_Work instructions_
Working from the top of the listing below, retype each line through the line containing "19123, 18737, 18374, 17971, 17510, 17050]", both included, with no pictures.

_Dataset excerpt_
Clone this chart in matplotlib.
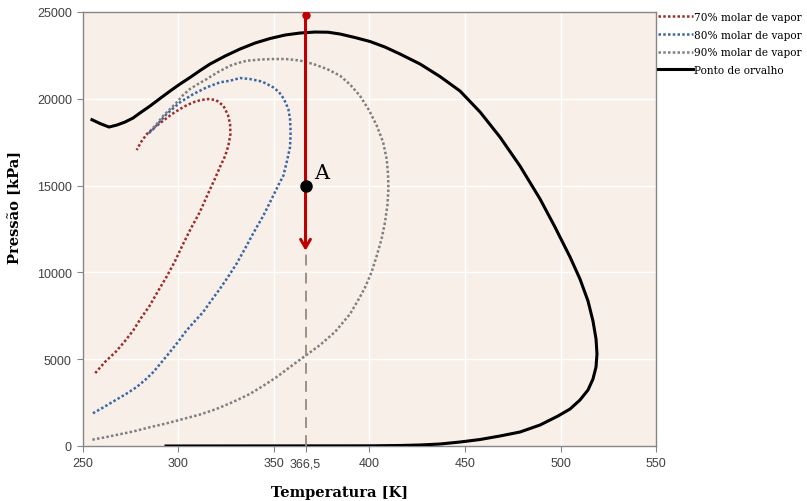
import matplotlib
matplotlib.use("Agg")
import matplotlib.pyplot as plt

# ---- data ----
t70 = [256.4, 261.5, 267.4, 272.0, 276.2, 280.4, 284.9, 289.3, 293.6, 298.2, 302.4, 306.6, 311.1, 314.9,
       319.0, 321.7, 324.4, 326.1, 327.2, 327.0, 325.9, 323.5, 319.6, 315.6, 311.8, 308.6, 304.5, 300.8,
       296.6, 292.0, 287.7, 283.4, 280.4, 278.1]
p70 = [4200, 4838, 5455, 6048, 6641, 7373, 8081, 8928, 9717, 10656, 11635, 12557, 13461, 14400,
       15379, 16070, 16704, 17297, 17971, 18547, 19066, 19601, 19930, 19987, 19930, 19832, 19642, 19411,
       19123, 18737, 18374, 17971, 17510, 17050]

t80 = [255.2, 261.0, 267.4, 272.5, 277.9, 282.5, 286.7, 290.8, 295.4, 299.7, 304.1, 308.6, 312.8, 317.0,
       321.6, 325.9, 330.3, 334.7, 339.5, 344.4, 349.0, 352.6, 354.9, 356.8, 358.4, 358.7, 358.4, 357.5,
       355.2, 352.6, 349.6, 343.7, 337.4, 332.2, 327.0, 321.7, 314.8, 307.8, 300.8, 293.8, 286.8, 283.5]
p80 = [1884, 2246, 2667, 2995, 3381, 3802, 4245, 4781, 5397, 5990, 6641, 7200, 7701, 8352,
       9043, 9734, 10483, 11347, 12326, 13265, 14285, 15091, 15569, 16416, 17222, 18069, 18835, 19411,
       19987, 20390, 20661, 20995, 21139, 21197, 21041, 20949, 20661, 20275, 19797, 19123, 18259, 17914]

t90 = [254.9, 261.0, 267.4, 276.2, 284.9, 293.5, 302.4, 311.3, 319.8, 328.5, 337.3, 344.2, 351.2, 356.3,
       361.7, 366.5, 374.1, 381.9, 389.8, 395.0, 397.7, 401.1, 403.8, 406.3, 408.1, 409.4, 409.9, 409.7, 409.0,
       407.1, 403.8, 399.7, 395.0, 389.8, 384.6, 377.8, 370.6, 363.6, 356.3, 349.6, 342.7, 335.7, 331.2,
       327.0, 320.7, 314.8, 310.2, 306.0, 302.4, 299.1, 295.6, 292.0, 288.6, 285.6]
p90 = [363, 490, 634, 835, 1077, 1296, 1555, 1814, 2131, 2534, 2995, 3456, 3957, 4378,
       4821, 5200, 5818, 6566, 7603, 8582, 9141, 10022, 10961, 11923, 12885, 13882, 14803, 15667, 16531,
       17510, 18449, 19354, 20177, 20822, 21329, 21715, 22003, 22205, 22291, 22291, 22262, 22193, 22061,
       21905, 21542, 21139, 20851, 20563, 20218, 19797, 19411, 19025, 18547, 18202]

t_dew = [254.7, 258.9, 263.6, 267.8, 272.0, 276.2, 279.8, 285.1, 290.3, 295.6, 300.8, 306.0, 311.3, 316.5,
         324.4, 332.2, 340.1, 347.9, 355.8, 363.6, 371.5, 378.3, 384.6, 392.4, 400.3, 408.1, 416.0, 426.5,
         436.9, 447.4, 457.9, 468.3, 478.8, 489.3, 497.1, 505.0, 510.2, 514.4, 517.0, 518.6, 519.1, 518.6,
         517.0, 514.4, 510.2, 505.0, 498.7, 489.3, 478.8, 468.3, 457.9, 447.4, 436.9, 426.5, 416.0, 400.3,
         293.5]
p_dew = [18795, 18576, 18374, 18490, 18662, 18893, 19181, 19584, 20016, 20448, 20851, 21226, 21629, 22003,
         22464, 22867, 23213, 23472, 23674, 23789, 23846, 23835, 23731, 23530, 23300, 22982, 22579, 22003,
         21283, 20448, 19238, 17798, 16128, 14227, 12614, 10886, 9619, 8352, 7200, 6163, 5299, 4550,
         3859, 3226, 2650, 2131, 1728, 1210, 806, 576, 374, 230, 115, 58, 29, 10,
         0]

labels = ["70% molar de vapor", "80% molar de vapor", "90% molar de vapor", "Ponto de orvalho"]

t_A = 366.5
p_A = 15000
p_top = 24850
p_arrow_end = 11250

xticks = [250, 300, 350, 366.5, 400, 450, 500, 550]
xticklabels = ["250", "300", "350", "366,5", "400", "450", "500", "550"]
yticks = [0, 5000, 10000, 15000, 20000, 25000]

# ---- figure ----
fig = plt.figure(figsize=(8.07, 5.02), dpi=100)
ax = fig.add_axes([83/807, 1-447/502, (656-83)/807, (447-13)/502])
ax.set_facecolor("#F8EFE9")
ax.set_xlim(250, 550)
ax.set_ylim(0, 25000)

for v in [300, 350, 400, 450, 500]:
    ax.axvline(v, color="white", lw=1.0, zorder=0)
for v in yticks[1:-1]:
    ax.axhline(v, color="white", lw=1.0, zorder=0)

dot = (0, (1, 0.9))
ax.plot(t70, p70, color="#9B2D2B", lw=1.8, ls=dot, label=labels[0], zorder=3)
ax.plot(t80, p80, color="#3A67A3", lw=1.8, ls=dot, label=labels[1], zorder=3)
ax.plot(t90, p90, color="#7F7F7F", lw=1.8, ls=dot, label=labels[2], zorder=3)
ax.plot(t_dew, p_dew, color="black", lw=2.2, label=labels[3], zorder=4, solid_joinstyle="round")

# dashed line and arrow
ax.plot([t_A, t_A], [0, p_arrow_end], color="#968A7E", lw=1.3, ls=(0, (6, 4)), zorder=5)
ax.annotate("", xy=(t_A, p_arrow_end), xytext=(t_A, p_top),
            arrowprops=dict(arrowstyle="->,head_length=0.6,head_width=0.35", color="#C00000", lw=2.2,
                            shrinkA=0, shrinkB=0), zorder=6)
ax.plot([t_A], [p_top], "o", color="#C00000", ms=5, zorder=7)
ax.plot([t_A], [p_A], "o", color="black", ms=8, zorder=8)
ax.text(t_A + 4.5, p_A + 200, "A", fontsize=15, family="DejaVu Serif", va="bottom", ha="left", zorder=8)

for s in ax.spines.values():
    s.set_color("#868686")
    s.set_linewidth(1.0)

ax.set_xticks(xticks)
ax.set_xticklabels(xticklabels)
ax.set_yticks(yticks)
ax.tick_params(axis="both", direction="out", length=4, color="#868686", labelsize=9,
               labelcolor="#404040", pad=4)
for lab in ax.get_xticklabels() + ax.get_yticklabels():
    lab.set_family("Liberation Sans")

fig.text(340/807, 1-493/502, "Temperatura [K]", fontsize=10.5, fontweight="bold",
         family="DejaVu Serif", ha="center", va="center")
fig.text(15/807, 1-207/502, "Pressão [kPa]", fontsize=10.5, fontweight="bold",
         family="DejaVu Serif", ha="center", va="center", rotation=90)

leg = fig.legend(loc="upper left", bbox_to_anchor=(656/807, 1-11/502), frameon=False,
                 prop={"family": "DejaVu Serif", "size": 7.6}, handlelength=3.3,
                 handletextpad=0.1, labelspacing=0.72, borderaxespad=0, borderpad=0.2)

fig.savefig("out.png", dpi=100, facecolor="white")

_Full answer_
Clone this chart in matplotlib.
import matplotlib
matplotlib.use("Agg")
import matplotlib.pyplot as plt

# ---- data ----
t70 = [256.4, 261.5, 267.4, 272.0, 276.2, 280.4, 284.9, 289.3, 293.6, 298.2, 302.4, 306.6, 311.1, 314.9,
       319.0, 321.7, 324.4, 326.1, 327.2, 327.0, 325.9, 323.5, 319.6, 315.6, 311.8, 308.6, 304.5, 300.8,
       296.6, 292.0, 287.7, 283.4, 280.4, 278.1]
p70 = [4200, 4838, 5455, 6048, 6641, 7373, 8081, 8928, 9717, 10656, 11635, 12557, 13461, 14400,
       15379, 16070, 16704, 17297, 17971, 18547, 19066, 19601, 19930, 19987, 19930, 19832, 19642, 19411,
       19123, 18737, 18374, 17971, 17510, 17050]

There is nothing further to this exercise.